Pierre-Auguste Renoir (1841-1919)
Pierre-Auguste Renoir (1841-1919)

Jeune fille au corset bleu (Portrait de Jeanne Samary)

细节
Pierre-Auguste Renoir (1841-1919)
Jeune fille au corset bleu (Portrait de Jeanne Samary)
signed 'Renoir' (lower left)
pastel on paper laid down on board
24 1/8 x 17 3/8 in. (61.4 x 44 cm.)

拍品专文

This drawing will be reproduced in the Pierre-Auguste Renoir catalogue raisonné from François Daulte being prepared by the Wildenstein Institute.

Georges Charpentier, head of a Paris publishing house, and his wife Marguerite purchased three paintings by Renoir in the auction the Impressionists held in March 1875. The interest of the Charpentiers was soon to have a profound influence on his growing reputation. They commissioned portraits from Renoir, and the artist became a regular visitor to their salon, which was also frequented by the writers Daudet, Flaubert, Maupassant and Zola, the composers Chabrier, Massenet and Saint-Saens, as well as numerous personalities from the Parisian stage.
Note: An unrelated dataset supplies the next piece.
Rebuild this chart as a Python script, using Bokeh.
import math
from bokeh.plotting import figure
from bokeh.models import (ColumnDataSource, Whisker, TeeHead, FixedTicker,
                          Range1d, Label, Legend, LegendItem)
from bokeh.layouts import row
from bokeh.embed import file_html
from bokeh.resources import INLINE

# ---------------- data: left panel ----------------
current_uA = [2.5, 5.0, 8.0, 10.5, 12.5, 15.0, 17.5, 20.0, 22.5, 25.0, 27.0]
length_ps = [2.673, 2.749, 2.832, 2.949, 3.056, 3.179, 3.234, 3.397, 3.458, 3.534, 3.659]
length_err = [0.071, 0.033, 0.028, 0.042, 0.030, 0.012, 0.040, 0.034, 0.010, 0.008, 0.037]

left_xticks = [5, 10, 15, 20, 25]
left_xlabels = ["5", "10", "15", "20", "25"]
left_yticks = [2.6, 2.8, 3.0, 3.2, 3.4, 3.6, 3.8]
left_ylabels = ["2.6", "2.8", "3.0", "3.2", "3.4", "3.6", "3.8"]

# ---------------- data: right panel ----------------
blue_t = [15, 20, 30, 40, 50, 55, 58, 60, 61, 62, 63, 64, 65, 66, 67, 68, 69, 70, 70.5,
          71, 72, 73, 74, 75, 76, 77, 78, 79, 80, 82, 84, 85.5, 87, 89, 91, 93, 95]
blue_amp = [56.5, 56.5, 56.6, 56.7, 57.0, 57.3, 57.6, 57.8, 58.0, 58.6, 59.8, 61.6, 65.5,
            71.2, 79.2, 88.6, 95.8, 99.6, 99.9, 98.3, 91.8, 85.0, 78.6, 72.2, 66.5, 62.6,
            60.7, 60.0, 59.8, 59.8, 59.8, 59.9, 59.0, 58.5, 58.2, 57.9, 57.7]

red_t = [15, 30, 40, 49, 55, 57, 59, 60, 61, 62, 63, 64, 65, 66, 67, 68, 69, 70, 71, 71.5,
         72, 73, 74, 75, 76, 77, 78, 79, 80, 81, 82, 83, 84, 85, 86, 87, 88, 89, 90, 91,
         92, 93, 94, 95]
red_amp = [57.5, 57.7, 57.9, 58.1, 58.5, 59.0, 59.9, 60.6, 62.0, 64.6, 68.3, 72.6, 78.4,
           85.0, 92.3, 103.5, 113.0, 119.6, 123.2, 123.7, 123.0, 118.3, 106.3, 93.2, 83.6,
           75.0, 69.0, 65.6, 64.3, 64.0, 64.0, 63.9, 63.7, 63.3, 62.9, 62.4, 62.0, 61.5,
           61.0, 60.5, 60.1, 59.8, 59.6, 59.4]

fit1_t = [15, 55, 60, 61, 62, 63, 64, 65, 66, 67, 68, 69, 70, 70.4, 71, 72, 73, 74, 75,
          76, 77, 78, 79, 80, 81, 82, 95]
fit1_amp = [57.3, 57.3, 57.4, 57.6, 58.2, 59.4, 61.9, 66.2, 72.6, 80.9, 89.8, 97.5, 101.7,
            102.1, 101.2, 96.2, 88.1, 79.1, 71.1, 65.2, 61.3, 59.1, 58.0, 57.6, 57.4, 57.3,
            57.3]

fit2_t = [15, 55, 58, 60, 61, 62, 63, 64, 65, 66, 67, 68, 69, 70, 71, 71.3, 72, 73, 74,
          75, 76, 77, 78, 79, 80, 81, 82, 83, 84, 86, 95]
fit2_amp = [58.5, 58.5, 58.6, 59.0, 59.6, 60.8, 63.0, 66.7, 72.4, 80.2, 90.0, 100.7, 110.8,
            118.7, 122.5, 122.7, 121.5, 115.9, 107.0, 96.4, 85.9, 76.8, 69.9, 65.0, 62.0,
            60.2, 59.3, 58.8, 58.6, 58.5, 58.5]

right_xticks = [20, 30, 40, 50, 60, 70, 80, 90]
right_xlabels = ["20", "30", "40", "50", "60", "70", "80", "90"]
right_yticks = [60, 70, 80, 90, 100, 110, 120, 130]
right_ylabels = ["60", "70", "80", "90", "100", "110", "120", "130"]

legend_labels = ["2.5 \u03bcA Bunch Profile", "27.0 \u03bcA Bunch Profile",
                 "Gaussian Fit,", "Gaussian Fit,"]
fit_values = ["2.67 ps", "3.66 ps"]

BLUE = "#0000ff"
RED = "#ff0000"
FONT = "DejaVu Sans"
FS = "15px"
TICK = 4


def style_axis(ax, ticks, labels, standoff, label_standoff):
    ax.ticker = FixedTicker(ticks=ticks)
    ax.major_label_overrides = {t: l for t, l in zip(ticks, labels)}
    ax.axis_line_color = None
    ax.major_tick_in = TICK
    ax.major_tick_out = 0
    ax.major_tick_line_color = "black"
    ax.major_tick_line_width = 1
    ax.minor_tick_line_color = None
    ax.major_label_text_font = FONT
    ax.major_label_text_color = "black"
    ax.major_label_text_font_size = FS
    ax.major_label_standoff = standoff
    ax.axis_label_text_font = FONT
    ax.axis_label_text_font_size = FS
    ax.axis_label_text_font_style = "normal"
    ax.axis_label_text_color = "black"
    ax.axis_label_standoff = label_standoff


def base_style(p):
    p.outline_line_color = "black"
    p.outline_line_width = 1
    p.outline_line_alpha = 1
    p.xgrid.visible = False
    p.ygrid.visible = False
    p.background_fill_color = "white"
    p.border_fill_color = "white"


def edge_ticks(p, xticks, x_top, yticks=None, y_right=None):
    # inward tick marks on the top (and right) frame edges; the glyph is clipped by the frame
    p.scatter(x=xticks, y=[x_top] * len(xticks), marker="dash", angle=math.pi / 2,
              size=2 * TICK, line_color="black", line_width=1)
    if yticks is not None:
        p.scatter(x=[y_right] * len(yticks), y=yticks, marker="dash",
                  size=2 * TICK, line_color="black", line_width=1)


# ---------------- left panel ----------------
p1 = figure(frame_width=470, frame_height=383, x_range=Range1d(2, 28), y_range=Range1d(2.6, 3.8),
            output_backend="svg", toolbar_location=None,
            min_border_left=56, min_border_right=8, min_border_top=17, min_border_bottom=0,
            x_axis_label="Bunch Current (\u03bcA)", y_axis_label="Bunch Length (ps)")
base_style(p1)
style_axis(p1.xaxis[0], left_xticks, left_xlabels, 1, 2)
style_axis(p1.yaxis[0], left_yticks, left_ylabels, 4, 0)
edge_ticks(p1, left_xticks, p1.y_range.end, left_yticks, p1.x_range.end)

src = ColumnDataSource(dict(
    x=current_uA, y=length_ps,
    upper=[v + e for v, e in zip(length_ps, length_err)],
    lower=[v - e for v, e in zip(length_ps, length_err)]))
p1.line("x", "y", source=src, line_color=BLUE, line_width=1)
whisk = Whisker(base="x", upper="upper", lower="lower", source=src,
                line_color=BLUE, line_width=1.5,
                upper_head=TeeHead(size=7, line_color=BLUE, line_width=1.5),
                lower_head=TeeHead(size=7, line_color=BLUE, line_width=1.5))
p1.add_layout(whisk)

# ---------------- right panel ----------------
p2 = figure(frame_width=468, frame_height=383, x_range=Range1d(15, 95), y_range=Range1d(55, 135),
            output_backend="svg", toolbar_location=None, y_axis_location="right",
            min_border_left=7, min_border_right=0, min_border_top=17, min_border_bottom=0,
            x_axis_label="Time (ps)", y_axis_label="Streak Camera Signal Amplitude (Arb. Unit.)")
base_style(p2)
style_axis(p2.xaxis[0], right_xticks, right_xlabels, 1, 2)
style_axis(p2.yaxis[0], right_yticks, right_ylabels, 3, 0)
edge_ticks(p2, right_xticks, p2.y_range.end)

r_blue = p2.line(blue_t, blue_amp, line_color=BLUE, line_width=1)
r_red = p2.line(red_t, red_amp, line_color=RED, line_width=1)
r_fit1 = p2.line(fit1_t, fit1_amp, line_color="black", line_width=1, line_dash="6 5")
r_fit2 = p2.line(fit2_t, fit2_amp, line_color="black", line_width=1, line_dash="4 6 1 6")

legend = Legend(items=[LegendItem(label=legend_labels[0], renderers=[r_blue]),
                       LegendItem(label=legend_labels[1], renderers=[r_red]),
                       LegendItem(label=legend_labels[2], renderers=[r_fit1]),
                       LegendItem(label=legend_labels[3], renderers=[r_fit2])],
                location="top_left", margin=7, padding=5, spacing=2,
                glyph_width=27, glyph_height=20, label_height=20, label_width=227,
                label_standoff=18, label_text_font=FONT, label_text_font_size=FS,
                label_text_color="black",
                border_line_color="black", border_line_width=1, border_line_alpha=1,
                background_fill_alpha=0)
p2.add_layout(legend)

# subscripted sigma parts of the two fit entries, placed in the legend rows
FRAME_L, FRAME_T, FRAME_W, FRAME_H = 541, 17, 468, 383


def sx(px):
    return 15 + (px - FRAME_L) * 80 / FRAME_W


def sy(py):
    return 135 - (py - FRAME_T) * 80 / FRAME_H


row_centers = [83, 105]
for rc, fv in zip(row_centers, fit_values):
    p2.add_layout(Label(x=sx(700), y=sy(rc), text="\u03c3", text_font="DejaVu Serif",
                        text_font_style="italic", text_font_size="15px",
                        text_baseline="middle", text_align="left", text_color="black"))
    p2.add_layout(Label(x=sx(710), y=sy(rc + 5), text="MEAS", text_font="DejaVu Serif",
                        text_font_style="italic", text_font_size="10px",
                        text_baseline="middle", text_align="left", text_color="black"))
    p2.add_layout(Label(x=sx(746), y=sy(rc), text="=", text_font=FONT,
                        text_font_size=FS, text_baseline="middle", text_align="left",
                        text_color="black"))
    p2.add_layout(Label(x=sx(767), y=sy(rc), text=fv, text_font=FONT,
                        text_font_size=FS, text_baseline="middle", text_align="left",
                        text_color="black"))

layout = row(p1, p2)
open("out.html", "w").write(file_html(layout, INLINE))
The connections made there served the artist well into the 1880s.

It was at a soiré in the Charpentier's home that Renoir met Jeanne Samary in 1877. She was an actress at the Comédie Française, and "her beauty and radiant smile were famous on and off the stage" (T. Duret, Renoir, New York, 1937, p. 42). She would entertain the Charpentier's guests with scenes from her plays, and recitations of poems and stories by the writers who attended the salon. Jeanne became one of Renoir's favorite models. The painter disliked engaging the services of professional models, and, because his studio was only a short distance from her apartment, he frequently drew and painted her. Jeanne must have found Renoir attractive--he was at that time still unmarried--but she lamented that "Renoir is not the marrying kind. He marries all the women he paints, but with his brush" (quoted in N. Wadley, ed., Renoir: A Retrospective, New York, 1987, p. 34).
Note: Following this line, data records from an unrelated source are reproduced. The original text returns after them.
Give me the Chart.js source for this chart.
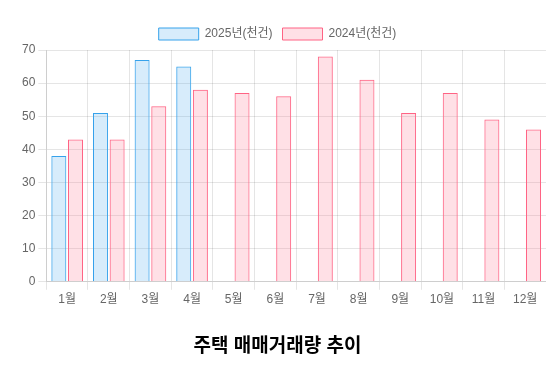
<!DOCTYPE html>
<html><head><meta charset="utf-8">
<script src="https://cdn.jsdelivr.net/npm/chart.js@4"></script>
<style>html,body{margin:0;padding:0;background:#fff}#wrap{width:546px;height:375px}</style>
</head><body><div id="wrap"><canvas id="c"></canvas></div>
<script>
const categories = ['1월','2월','3월','4월','5월','6월','7월','8월','9월','10월','11월','12월'];
const series2025 = [38, 51, 67, 65];
const series2024 = [43, 43, 53, 58, 57, 56, 68, 61, 51, 57, 49, 46];
const label2025 = '2025년(천건)';
const label2024 = '2024년(천건)';
const titleText = '주택 매매거래량 추이';

Chart.defaults.font.family = "'Liberation Sans', 'Noto Sans CJK KR', sans-serif";
new Chart(document.getElementById('c'), {
  type: 'bar',
  data: {
    labels: categories,
    datasets: [
      { label: label2025, data: series2025, backgroundColor: 'rgba(54,162,235,0.2)', borderColor: 'rgb(54,162,235)', borderWidth: 1 },
      { label: label2024, data: series2024, backgroundColor: 'rgba(255,99,132,0.2)', borderColor: 'rgb(255,99,132)', borderWidth: 1 }
    ]
  },
  options: {
    responsive: true, maintainAspectRatio: false, animation: false,
    layout: { padding: { top: 18, bottom: 7, left: 9 } },
    scales: {
      y: { min: 0, max: 70, ticks: { stepSize: 10 }, afterFit: (s) => { s.width += 10; } },
      x: {}
    },
    plugins: {
      legend: { position: 'top' },
      title: { display: true, text: titleText, position: 'bottom', font: { size: 19, weight: 'bold' }, color: '#000', padding: { top: 25, bottom: 10 } }
    }
  }
});
</script></body></html>
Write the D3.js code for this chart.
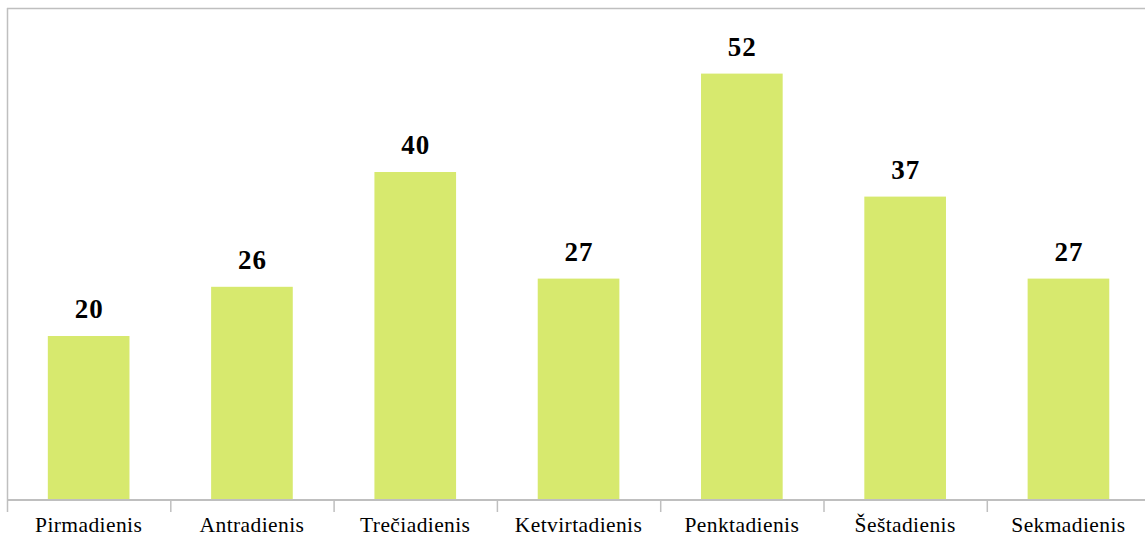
<!DOCTYPE html>
<html>
<head>
<meta charset="utf-8">
<script src="https://cdn.jsdelivr.net/npm/d3@7/dist/d3.min.js"></script>
<style>
    body { margin: 0; background: #fff; }
    .day { font-family: 'Liberation Serif', Tinos, 'Times New Roman', Times, 'DejaVu Serif'; font-size: 21.5px; letter-spacing: 0.4px; fill: #000; }
    .val { font-family: 'Liberation Serif', Tinos, 'Times New Roman', Times, 'DejaVu Serif'; font-size: 27px; letter-spacing: 1px; font-weight: bold; fill: #000; }
</style>
</head>
<body>
<div id="vis"></div>
<script>
// Days of the week and counts per day
var days = ['Pirmadienis', 'Antradienis', 'Trečiadienis', 'Ketvirtadienis', 'Penktadienis', 'Šeštadienis', 'Sekmadienis'];
var counts = [20, 26, 40, 27, 52, 37, 27];
var yMax = 60;

var width = 1145;
var height = 544;

// plot area; the right side runs past the window edge like the original
var margin = { left: 7, top: 8, bottom: 44 };
var step = 163.3;
var drawWidth = step * days.length;
var drawHeight = height - margin.top - margin.bottom;

var svg = d3.select('#vis')
    .append('svg')
    .attr('width', width)
    .attr('height', height);

var g = svg.append('g')
    .attr('transform', 'translate(' + margin.left + ',' + margin.top + ')');

var xScale = d3.scaleBand()
    .domain(days)
    .range([0, drawWidth])
    .paddingInner(0.5)
    .paddingOuter(0.25);

var yScale = d3.scaleLinear()
    .domain([0, yMax])
    .range([drawHeight, 0]);

// frame: top and left edges
g.append('line')
    .attr('x1', 0).attr('x2', drawWidth)
    .attr('y1', 0.5).attr('y2', 0.5)
    .attr('stroke', '#bfbfbf').attr('stroke-width', 1.5);
g.append('line')
    .attr('x1', 0.5).attr('x2', 0.5)
    .attr('y1', 0).attr('y2', drawHeight)
    .attr('stroke', '#bfbfbf').attr('stroke-width', 1.5);

// bars
g.selectAll('rect.bar')
    .data(counts)
    .enter().append('rect')
    .attr('class', 'bar')
    .attr('x', function(d, i) { return xScale(days[i]); })
    .attr('width', xScale.bandwidth())
    .attr('y', function(d) { return yScale(d); })
    .attr('height', function(d) { return drawHeight - yScale(d); })
    .attr('fill', '#d7e96e');

// value labels
g.selectAll('text.val')
    .data(counts)
    .enter().append('text')
    .attr('class', 'val')
    .attr('text-anchor', 'middle')
    .attr('x', function(d, i) { return xScale(days[i]) + xScale.bandwidth() / 2 + 0.5; })
    .attr('y', function(d) { return yScale(d) - 18; })
    .text(function(d) { return d; });

// x axis with ticks between categories
var xAxisG = g.append('g')
    .attr('transform', 'translate(0,' + drawHeight + ')');

xAxisG.append('line')
    .attr('x1', 0).attr('x2', drawWidth)
    .attr('y1', 0).attr('y2', 0)
    .attr('stroke', '#bfbfbf').attr('stroke-width', 2);

xAxisG.selectAll('line.tick')
    .data(d3.range(days.length + 1))
    .enter().append('line')
    .attr('class', 'tick')
    .attr('x1', function(i) { return 0.5 + i * step; })
    .attr('x2', function(i) { return 0.5 + i * step; })
    .attr('y1', 0).attr('y2', 12)
    .attr('stroke', '#bfbfbf').attr('stroke-width', 1.5);

xAxisG.selectAll('text.day')
    .data(days)
    .enter().append('text')
    .attr('class', 'day')
    .attr('text-anchor', 'middle')
    .attr('x', function(d) { return xScale(d) + xScale.bandwidth() / 2; })
    .attr('y', 32)
    .text(function(d) { return d; });
</script>
</body>
</html>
Renoir began to work in pastel as early as 1874, and his interest in the medium grew as his efforts in portraiture began to bring him some measure of financial success. Renoir greatly admired the pastels of Watteau and other 18th century artists, and pastel portraits were again becoming fashionable. However, Renoir only rarely employed pastel for formal portrait commissions, preferring instead to use the medium for more casual works in which the sitters were friends or family. "It was about 1890 that Renoir's first pastel portraits appeared. If he frequently used that medium to depict those near and dear to him it was because pastel, which combines color with line, gave him the possibilty of working rapidly in all their vividness the rapid flash of intelligence and the fleeting shadow of emotion" (F. Daulte, Pierre-Auguste Renoir: Watercolours, Pastels and Drawings in Colour, London, 1959, p. 10).

The present pastel displays the casual intimacy that characterized Renoir's friendship with Jeanne. Renoir painted at least five oil portraits of her in 1877-1878, including the full-length Portrait de Mademoiselle Samary (Daulte, no. 263; coll. The Hermitage, St. Petersburg), which Renoir exhibited in the Salon of 1879, together with Madame Georges Charpentier et ses enfants (Daulte, no. 266; coll. The Metropolitan Museum of Art, New York). These pictures were Renoir's largest and most finished portraits to date, and he was banking on them to provide a degree of popular and critical success that had hitherto eluded him. Indeed, the critical acclaim proved to be nearly universal, including writers who had disparaged his earlier work. Durand-Ruel purchased the portrait of Jeanne Samary, and the praise that greeted the Charpentier family portrait lifted the artist's fortunes for the next several years, and led to numerous portrait commissions, which allowed Renoir to travel extensively in the early 1880s.